**Material provided:**
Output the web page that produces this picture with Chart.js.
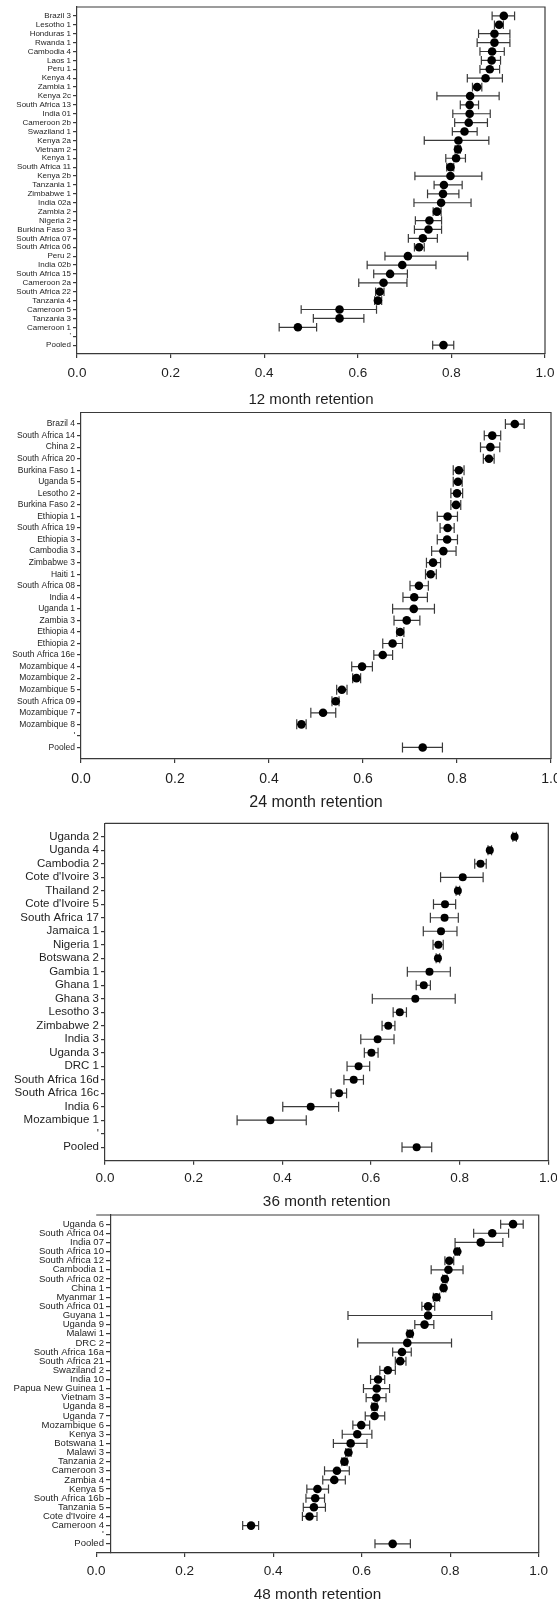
<!DOCTYPE html>
<html>
<head>
<meta charset="utf-8">
<script src="https://cdn.jsdelivr.net/npm/chart.js@4.4.1/dist/chart.umd.min.js"></script>
<style>
  html, body { margin: 0; padding: 0; background: #fff; overflow: hidden; }
  #wrap { position: relative; width: 557px; height: 1604px; overflow: hidden; }
  canvas { position: absolute; left: 0; }
</style>
</head>
<body>
<div id="wrap">
  <canvas id="c12"></canvas>
  <canvas id="c24"></canvas>
  <canvas id="c36"></canvas>
  <canvas id="c48"></canvas>
</div>
<script>
// ---- data ----
const xTicks = [0, 0.2, 0.4, 0.6, 0.8, 1.0];

// 12 month retention
const labels12 = ['Brazil 3','Lesotho 1','Honduras 1','Rwanda 1','Cambodia 4','Laos 1','Peru 1','Kenya 4','Zambia 1','Kenya 2c','South Africa 13','India 01','Cameroon 2b','Swaziland 1','Kenya 2a','Vietnam 2','Kenya 1','South Africa 11','Kenya 2b','Tanzania 1','Zimbabwe 1','India 02a','Zambia 2','Nigeria 2','Burkina Faso 3','South Africa 07','South Africa 06','Peru 2','India 02b','South Africa 15','Cameroon 2a','South Africa 22','Tanzania 4','Cameroon 5','Tanzania 3','Cameroon 1',"'",'Pooled'];
const est12 = [0.912,0.902,0.892,0.892,0.887,0.886,0.882,0.873,0.855,0.840,0.839,0.839,0.837,0.828,0.815,0.814,0.810,0.798,0.798,0.784,0.782,0.778,0.769,0.753,0.751,0.739,0.731,0.707,0.695,0.669,0.655,0.647,0.643,0.561,0.561,0.472,null,0.783];
const lo12  = [0.887,0.892,0.858,0.855,0.861,0.864,0.861,0.834,0.845,0.769,0.819,0.803,0.807,0.802,0.742,0.808,0.788,0.790,0.722,0.763,0.749,0.720,0.761,0.723,0.721,0.708,0.721,0.658,0.620,0.634,0.602,0.638,0.636,0.479,0.505,0.432,null,0.760];
const hi12  = [0.935,0.911,0.925,0.925,0.913,0.905,0.903,0.909,0.865,0.902,0.858,0.883,0.877,0.855,0.880,0.819,0.830,0.805,0.865,0.823,0.816,0.842,0.778,0.779,0.779,0.770,0.742,0.835,0.767,0.706,0.705,0.656,0.651,0.640,0.613,0.512,null,0.805];

// 24 month retention
const labels24 = ['Brazil 4','South Africa 14','China 2','South Africa 20','Burkina Faso 1','Uganda 5','Lesotho 2','Burkina Faso 2','Ethiopia 1','South Africa 19','Ethiopia 3','Cambodia 3','Zimbabwe 3','Haiti 1','South Africa 08','India 4','Uganda 1','Zambia 3','Ethiopia 4','Ethiopia 2','South Africa 16e','Mozambique 4','Mozambique 2','Mozambique 5','South Africa 09','Mozambique 7','Mozambique 8',"'",'Pooled'];
const est24 = [0.923,0.875,0.871,0.868,0.804,0.802,0.800,0.798,0.780,0.780,0.779,0.771,0.749,0.744,0.719,0.709,0.708,0.693,0.679,0.663,0.642,0.598,0.586,0.555,0.542,0.515,0.469,null,0.727];
const lo24  = [0.903,0.858,0.850,0.856,0.792,0.792,0.787,0.787,0.758,0.764,0.758,0.746,0.735,0.733,0.700,0.685,0.663,0.666,0.672,0.642,0.623,0.576,0.578,0.544,0.534,0.489,0.459,null,0.684];
const hi24  = [0.943,0.893,0.891,0.879,0.815,0.811,0.812,0.808,0.801,0.794,0.801,0.798,0.765,0.756,0.739,0.737,0.752,0.721,0.687,0.684,0.663,0.620,0.595,0.566,0.549,0.542,0.479,null,0.769];

// 36 month retention
const labels36 = ['Uganda 2','Uganda 4','Cambodia 2',"Cote d'Ivoire 3",'Thailand 2',"Cote d'Ivoire 5",'South Africa 17','Jamaica 1','Nigeria 1','Botswana 2','Gambia 1','Ghana 1','Ghana 3','Lesotho 3','Zimbabwe 2','India 3','Uganda 3','DRC 1','South Africa 16d','South Africa 16c','India 6','Mozambique 1',"'",'Pooled'];
const est36 = [0.924,0.868,0.847,0.807,0.796,0.767,0.766,0.758,0.752,0.751,0.732,0.719,0.700,0.665,0.639,0.615,0.601,0.572,0.561,0.528,0.464,0.373,null,0.703];
const lo36  = [0.920,0.864,0.834,0.757,0.792,0.741,0.734,0.718,0.740,0.747,0.682,0.702,0.603,0.650,0.625,0.577,0.585,0.546,0.539,0.510,0.401,0.298,null,0.670];
const hi36  = [0.928,0.872,0.860,0.853,0.800,0.791,0.797,0.794,0.763,0.755,0.779,0.734,0.790,0.680,0.654,0.652,0.616,0.597,0.583,0.545,0.527,0.454,null,0.737];

// 48 month retention
const labels48 = ['Uganda 6','South Africa 04','India 07','South Africa 10','South Africa 12','Cambodia 1','South Africa 02','China 1','Myanmar 1','South Africa 01','Guyana 1','Uganda 9','Malawi 1','DRC 2','South Africa 16a','South Africa 21','Swaziland 2','India 10','Papua New Guinea 1','Vietnam 3','Uganda 8','Uganda 7','Mozambique 6','Kenya 3','Botswana 1','Malawi 3','Tanzania 2','Cameroon 3','Zambia 4','Kenya 5','South Africa 16b','Tanzania 5',"Cote d'Ivoire 4",'Cameroon 4',"'",'Pooled'];
const est48 = [0.942,0.895,0.869,0.816,0.798,0.796,0.788,0.785,0.769,0.750,0.750,0.742,0.709,0.703,0.691,0.687,0.659,0.637,0.634,0.633,0.629,0.629,0.599,0.590,0.575,0.570,0.561,0.544,0.538,0.500,0.495,0.492,0.482,0.350,null,0.670];
const lo48  = [0.914,0.853,0.811,0.811,0.788,0.757,0.783,0.780,0.762,0.736,0.569,0.720,0.703,0.591,0.670,0.676,0.641,0.620,0.604,0.610,0.623,0.608,0.580,0.556,0.536,0.564,0.555,0.516,0.512,0.476,0.474,0.468,0.466,0.331,null,0.630];
const hi48  = [0.965,0.932,0.919,0.821,0.808,0.829,0.793,0.790,0.776,0.765,0.894,0.763,0.715,0.803,0.712,0.700,0.676,0.652,0.663,0.655,0.635,0.652,0.618,0.623,0.612,0.576,0.567,0.572,0.563,0.525,0.516,0.518,0.499,0.367,null,0.710];

// ---- styling ----
const LINE = '#3a3a3a';
const TXT = '#1e1e1e';
Chart.defaults.font.family = "'Liberation Sans', Arial, sans-serif";

// horizontal CI bars with end caps, drawn under the points
const errorBars = {
  id: 'errorBars',
  beforeDatasetsDraw(chart, args, opts) {
    const { ctx, scales: { x, y } } = chart;
    ctx.save();
    ctx.strokeStyle = LINE;
    ctx.lineWidth = 1.2;
    chart.data.datasets[0].data.forEach(d => {
      const py = y.getPixelForValue(d.y);
      const xl = x.getPixelForValue(d.lo);
      const xr = x.getPixelForValue(d.hi);
      ctx.beginPath();
      ctx.moveTo(xl, py); ctx.lineTo(xr, py);
      ctx.moveTo(xl, py - opts.cap); ctx.lineTo(xl, py + opts.cap);
      ctx.moveTo(xr, py - opts.cap); ctx.lineTo(xr, py + opts.cap);
      ctx.stroke();
    });
    ctx.restore();
  }
};

// top + right edges of the plot box
const frame = {
  id: 'frame',
  beforeDatasetsDraw(chart) {
    const { ctx, chartArea: c } = chart;
    ctx.save();
    ctx.strokeStyle = LINE;
    ctx.lineWidth = 1.2;
    ctx.beginPath();
    ctx.moveTo(c.left, c.top);
    ctx.lineTo(c.right, c.top);
    ctx.lineTo(c.right, c.bottom);
    ctx.stroke();
    ctx.restore();
  }
};

function makePanel(id, labels, est, lo, hi, p) {
  const cv = document.getElementById(id);
  cv.width = 557;
  cv.height = p.height;
  cv.style.top = p.top + 'px';

  const rows = labels
    .map((lab, i) => ({ x: est[i], y: i, lo: lo[i], hi: hi[i] }))
    .filter(d => d.x != null);

  // an axis pinned to an x value gets no tick/padding gap in Chart.js,
  // so pad its labels with an en space + thin space instead
  const gap = p.yAt != null ? '\u2002\u2009' : '';

  return new Chart(cv, {
    type: 'scatter',
    data: {
      datasets: [{
        data: rows,
        pointRadius: p.r,
        pointHoverRadius: p.r,
        backgroundColor: '#000',
        borderColor: '#000',
        borderWidth: 0,
      }]
    },
    options: {
      responsive: false,
      animation: false,
      devicePixelRatio: 1,
      layout: {
        padding: { left: p.yAt != null ? p.x0 : 0, right: 557 - p.x1, top: p.boxTop - p.top, bottom: 0 }
      },
      plugins: {
        legend: { display: false },
        tooltip: { enabled: false },
        errorBars: { cap: p.cap },
      },
      scales: {
        x: {
          type: 'linear',
          min: 0,
          max: 1,
          afterBuildTicks: s => { s.ticks = xTicks.map(v => ({ value: v })); },
          afterFit: s => {
            s.height = p.top + p.height - p.axisY;
            s.paddingLeft = 0;
            s.paddingRight = 0;
          },
          grid: { drawOnChartArea: false, tickLength: 4, color: LINE, lineWidth: 1.2 },
          border: { color: LINE, width: 1.2 },
          ticks: {
            padding: p.tickPad,
            color: TXT,
            maxRotation: 0,
            font: { size: p.tickFont },
            callback: v => v.toFixed(1)
          },
          title: {
            display: true,
            text: p.title,
            color: TXT,
            font: { size: p.titleFont },
            padding: { top: 0, bottom: 0 }
          }
        },
        y: {
          type: 'linear',
          position: p.yAt != null ? { x: p.yAt } : 'left',
          reverse: true,
          min: -1,
          max: labels.length,
          afterBuildTicks: s => { s.ticks = labels.map((_, i) => ({ value: i })); },
          afterFit: s => {
            if (p.yAt == null) s.width = p.x0;
            s.paddingTop = 0;
            s.paddingBottom = 0;
          },
          grid: { drawOnChartArea: false, tickLength: 4, color: LINE, lineWidth: 1.2 },
          border: { color: LINE, width: 1.2 },
          ticks: {
            autoSkip: false,
            padding: 2,
            color: TXT,
            font: { size: p.labelFont, lineHeight: 1 },
            callback: v => labels[v] + gap
          }
        }
      }
    },
    plugins: [errorBars, frame]
  });
}

makePanel('c12', labels12, est12, lo12, hi12, {
  title: '12 month retention', top: 1, height: 408, boxTop: 7, axisY: 354,
  x0: 77, x1: 545, r: 4.3, cap: 4.3, labelFont: 8, tickFont: 13.5, titleFont: 15, tickPad: 7
});
makePanel('c24', labels24, est24, lo24, hi24, {
  title: '24 month retention', top: 406, height: 406, boxTop: 412.5, axisY: 759,
  x0: 81, x1: 551, r: 4.3, cap: 5, labelFont: 8.5, tickFont: 14, titleFont: 16, tickPad: 8
});
makePanel('c36', labels36, est36, lo36, hi36, {
  title: '36 month retention', top: 817, height: 394, boxTop: 823.3, axisY: 1160.7,
  x0: 105, x1: 548.3, r: 4, cap: 5, labelFont: 11.5, tickFont: 13.5, titleFont: 15.3, tickPad: 5
});
makePanel('c48', labels48, est48, lo48, hi48, {
  title: '48 month retention', top: 1209, height: 395, boxTop: 1215, axisY: 1553,
  x0: 96.2, x1: 538.7, yAt: 0.0325, r: 4.3, cap: 4.5, labelFont: 9.5, tickFont: 13.5, titleFont: 15.3, tickPad: 6.6
});
</script>
</body>
</html>
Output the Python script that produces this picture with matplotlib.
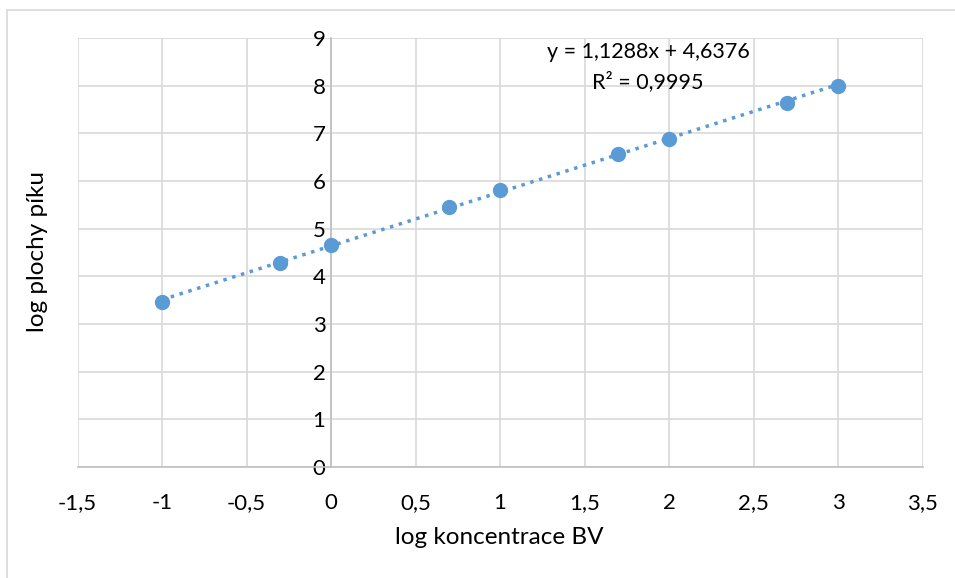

**Written task:**
Report the number of lines in the entries above that include the word "this" and add nothing to it.

**Correct output:**
2